For weeks following the Jan. 12 earthquake in Haiti, a steady stream of airplanes stuffed with medical and other relief supplies shuttled in and out of the Port-au-Prince airport. Adhering to a strict time frame, the workers had just two hours to offload tons of supplies to make room for the next planeload of aid.
Volunteers aboard one such plane sat in strategic locations — some in the first few rows to disembark quickly and begin unloading, others in the middle to hand them boxes of supplies, and still others in the back to move larger items such as crutches out the kitchen galley door, said Patty Marten of Sewickley, Pa., who was one of 15 volunteers on a flight organized by Jim Trovato, also of Sewickley.

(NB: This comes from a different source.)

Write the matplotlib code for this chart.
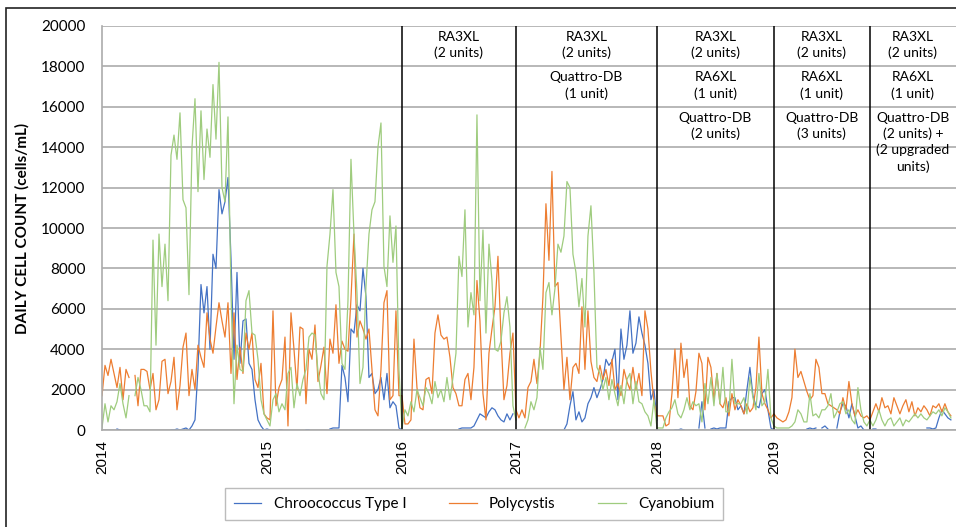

“It all had to be done manually, as there were no mechanized conveyor belts to assist in the process,” she said.
The tens of thousands of pounds of medical supplies, including antibiotics and pain medication, were color coded and pre-labeled to speed the distribution process to their destination points, said Dr. James Blaugrund, a head and neck surgeon in Pittsburgh, who participated in three of the January flights with organizers Jim Bouchard and Dr. Ken Melani.
After transporting medical supplies and personnel into Haiti, two of Blaugrund’s flights also involved bringing Haitians in need of help back to the United States, including a group of orphans whose facility was damaged by the quake, and a cancer patient.
The cancer patient, 16-year-old Jean Kenson, appeared at a facility treating earthquake-related injuries with a large lump on his leg. Mark Sangimino, a pediatric orthopedic doctor who was seeing patients in Haiti at the time, recognized it as a tumor and acquired the necessary paperwork to bring him back to the United States, where he would be able to receive chemotherapy and other treatment, said Blaugrund.
With just minutes left in their two-hour window, Sangimino ran into the plane carrying Kenson, recalled Blaugrund.
“To have him come up the aisle at 7:30 as they’re about to close the door, with this kid in his arms — it’s just terrific,” he said. “It’s rare that these opportunities come up where you can do something that can so quickly affect a population.”